With a square beard and dressed in period garb, he was enough of a Melville doppelgänger to be physically convincing. But it was his expansive knowledge of maritime history, the South Street Seaport and “Moby-Dick” that made the illusion complete.

“He was able to bring to life what it was like to be at sea,” Boulware said. “Jack Putnam and Herman Melville shared a common love of the sea. Yes, he looked like Melville; yes, he could recite long passages of ‘Moby-Dick’ from memory. But it was that common love that brought the comparison to life.”

For the museum, Putnam was not just a link to the past; he was a lodestar during its tempestuous recent history.

After the Sept. 11 terrorist attacks, the museum, in lower Manhattan not far from the World Trade Center, was closed for two years and lost money as tourism plummeted in New York. Just as the museum was beginning to right itself, the financial crisis of 2008 wiped out a number of promised donations. And in 2012, Hurricane Sandy flooded the museum’s lobby with 6 feet of water, destroying the building’s electrical systems along with its cafe, admission desk, computer system and gift shop.

After the hurricane, the staff continued to meet weekly, and Putnam, even without an official job at the museum, became a motivator.

“His presence as a sort of a wise old man, but who didn’t take himself too seriously, was a buoying force for the staff of the museum,” Boulware said.
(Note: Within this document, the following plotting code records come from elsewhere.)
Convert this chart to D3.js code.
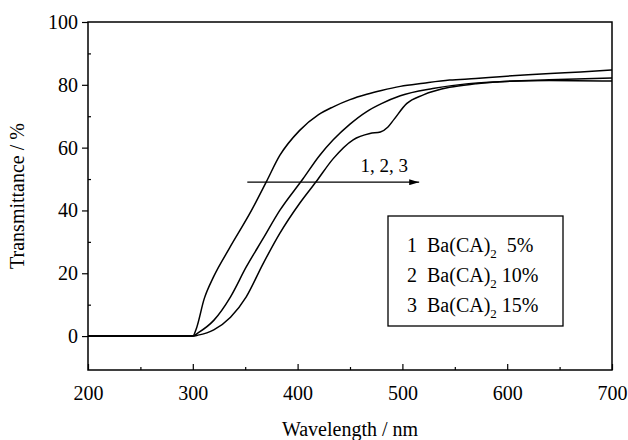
<!DOCTYPE html>
<html>
<head>
<meta charset="utf-8">
<script src="https://cdn.jsdelivr.net/npm/d3@7"></script>
<style>
  body { margin: 0; background: #fff; }
  text { font-family: "Liberation Serif", "Times New Roman", serif; fill: #000; }
</style>
</head>
<body>
<div id="chart"></div>
<script>
// data
var wl1 = [200, 300, 303, 311, 320, 335, 356, 370, 383, 402, 420, 434, 450, 466, 480, 498, 520, 545, 570, 593, 620, 641, 670, 700];
var t1  = [0, 0, 2, 12, 19, 28, 40, 49, 57.5, 65.5, 70.5, 73, 75.3, 77, 78.2, 79.5, 80.5, 81.5, 82, 82.6, 83.2, 83.6, 84.1, 84.7];

var wl2 = [200, 300, 305, 320, 336, 351, 367, 383, 405, 421, 434, 450, 466, 480, 498, 529, 561, 593, 640, 700];
var t2  = [0, 0, 1, 5, 12.5, 22, 31, 40, 50, 57.5, 62.5, 67.5, 71.5, 74, 76.5, 78.8, 80.3, 81, 81.6, 82.2];

var wl3 = [200, 300, 305, 320, 336, 351, 367, 383, 402, 418, 434, 453, 469, 479, 486, 492, 504, 520, 545, 570, 593, 640, 700];
var t3  = [0, 0, 0.3, 2, 6, 12.5, 23, 32.7, 42.3, 49.3, 56.5, 62.5, 64.5, 65, 66.5, 69, 74, 76.8, 79.2, 80.3, 81, 81.4, 81.2];

var xTicks = [200, 300, 400, 500, 600, 700];
var yTicks = [0, 20, 40, 60, 80, 100];
var legendItems = [["1", "  5%"], ["2", " 10%"], ["3", " 15%"]];

var svgWidth = 628, svgHeight = 440;
var margin = {top: 22, right: 16, bottom: 70, left: 88};
var width = svgWidth - margin.left - margin.right;
var height = svgHeight - margin.top - margin.bottom;

var svg = d3.select("#chart").append("svg")
  .attr("width", svgWidth)
  .attr("height", svgHeight);

var chart = svg.append("g")
  .attr("transform", `translate(${margin.left}, ${margin.top})`);

var x = d3.scaleLinear().domain([200, 700]).range([0, width]);
var y = d3.scaleLinear().domain([-10.8, 100]).range([height, 0]);

// frame
chart.append("rect")
  .attr("width", width).attr("height", height)
  .attr("fill", "none").attr("stroke", "#000").attr("stroke-width", 1.5);

// x axis: ticks point inward
chart.append("g")
  .attr("transform", `translate(0, ${height})`)
  .call(d3.axisBottom(x).tickValues(d3.range(250, 700, 100)).tickSize(-3).tickFormat(""))
  .call(g => g.select(".domain").remove());
chart.append("g")
  .attr("transform", `translate(0, ${height})`)
  .call(d3.axisBottom(x).tickValues(xTicks).tickSize(-6).tickPadding(16))
  .call(g => g.select(".domain").remove())
  .call(g => g.selectAll("text").attr("font-size", 20).attr("font-family", "Liberation Serif"));

// y axis: major ticks outward, minor inward
chart.append("g")
  .call(d3.axisLeft(y).tickValues(d3.range(10, 100, 20)).tickSize(-3).tickFormat(""))
  .call(g => g.select(".domain").remove());
chart.append("g")
  .call(d3.axisLeft(y).tickValues(yTicks).tickSize(6).tickPadding(4))
  .call(g => g.select(".domain").remove())
  .call(g => g.selectAll("text").attr("font-size", 20).attr("font-family", "Liberation Serif"));

chart.selectAll(".tick line").attr("stroke", "#000").attr("stroke-width", 1.2);

// curves
var line = d3.line()
  .x(d => x(d[0]))
  .y(d => y(d[1]))
  .curve(d3.curveMonotoneX);

[[wl1, t1], [wl2, t2], [wl3, t3]].forEach(function(s) {
  chart.append("path")
    .datum(d3.zip(s[0], s[1]))
    .attr("d", line)
    .attr("fill", "none")
    .attr("stroke", "#000")
    .attr("stroke-width", 1.5);
});

// arrow 1, 2, 3
svg.append("defs").append("marker")
  .attr("id", "head")
  .attr("viewBox", "0 0 10 6")
  .attr("refX", 10).attr("refY", 3)
  .attr("markerWidth", 10).attr("markerHeight", 6)
  .attr("markerUnits", "userSpaceOnUse")
  .attr("orient", "auto")
  .append("path").attr("d", "M0,0 L10,3 L0,6 Z").attr("fill", "#000");

chart.append("line")
  .attr("x1", x(352)).attr("x2", x(516))
  .attr("y1", y(49)).attr("y2", y(49))
  .attr("stroke", "#000").attr("stroke-width", 1.3)
  .attr("marker-end", "url(#head)");

chart.append("text")
  .attr("x", x(460)).attr("y", y(49) - 10)
  .attr("font-size", 19)
  .text("1, 2, 3");

// legend
var lg = svg.append("g").attr("transform", "translate(388, 216)");
lg.append("rect")
  .attr("width", 175).attr("height", 110)
  .attr("fill", "#fff").attr("stroke", "#000").attr("stroke-width", 1.3);

legendItems.forEach(function(d, i) {
  var t = lg.append("text")
    .attr("x", 19).attr("y", 36 + i * 30)
    .attr("font-size", 20)
    .style("white-space", "pre");
  t.append("tspan").text(d[0] + "  Ba(CA)");
  t.append("tspan").attr("font-size", 13).attr("dy", 6).text("2");
  t.append("tspan").attr("dy", -6).text(d[1]);
});

// axis titles
svg.append("text")
  .attr("x", margin.left + width / 2).attr("y", 436)
  .attr("text-anchor", "middle")
  .attr("font-size", 20)
  .text("Wavelength / nm");

svg.append("text")
  .attr("transform", `translate(24, ${margin.top + height / 2}) rotate(-90)`)
  .attr("text-anchor", "middle")
  .attr("font-size", 20)
  .text("Transmittance / %");
</script>
</body>
</html>
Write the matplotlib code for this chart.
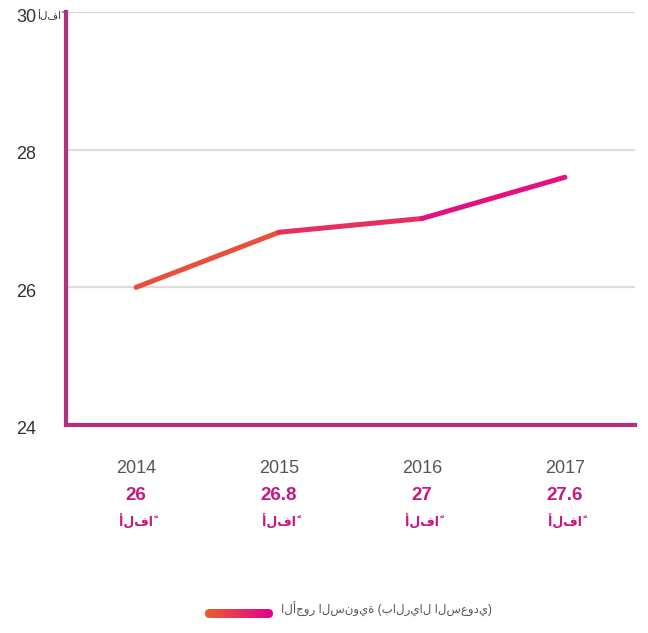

John Bruce Putnam was born on July 2, 1936, in Boston to Philip Austin, a law librarian at Harvard Law School, and Thelma Madeleine (Arthur) Putnam, who worked at the Harvard development office. After graduating from Belmont Hill School, he attended Harvard, where he was a member of the Navy Reserve Officer Training Corps. He graduated in 1958 with a degree in English, then served at Naval Station Norfolk in Virginia and later as a lieutenant commander in the Navy Reserve.

Putnam met Dianne Maxwell Coyle when they both had summer jobs in Nantucket, Massachusetts, he as a garbage collector, she as a chambermaid. They later married. He then spent many years working as an editor on college campuses. In 1971 he became the executive director of the Association of American University Presses.

Putnam was an Elderhostel guide to the maritime history of New York aboard a number of trans-Atlantic voyages on the Queen Elizabeth 2 and the Queen Mary 2. He was also a photographer and painter and built models of small rowing dories and sailing vessels from scratch.

His marriage to Coyle ended in divorce in the early 1980s. In addition to his daughter Sara, he is survived by his second wife, Saundra Smith; another daughter, Jennifer Putnam; a son, Nathaniel; and four grandchildren. For all Putnam’s recitations of Melville, there was one phrase for which family and friends remembered him best.

Taken from the first chapter of “Moby-Dick,” it goes: “Whenever I find myself growing grim about the mouth; whenever it is a damp, drizzly November in my soul; whenever I find myself involuntarily pausing before coffin warehouses, and bringing up the rear of every funeral I meet … then, I account it high time to get to sea as soon as I can.”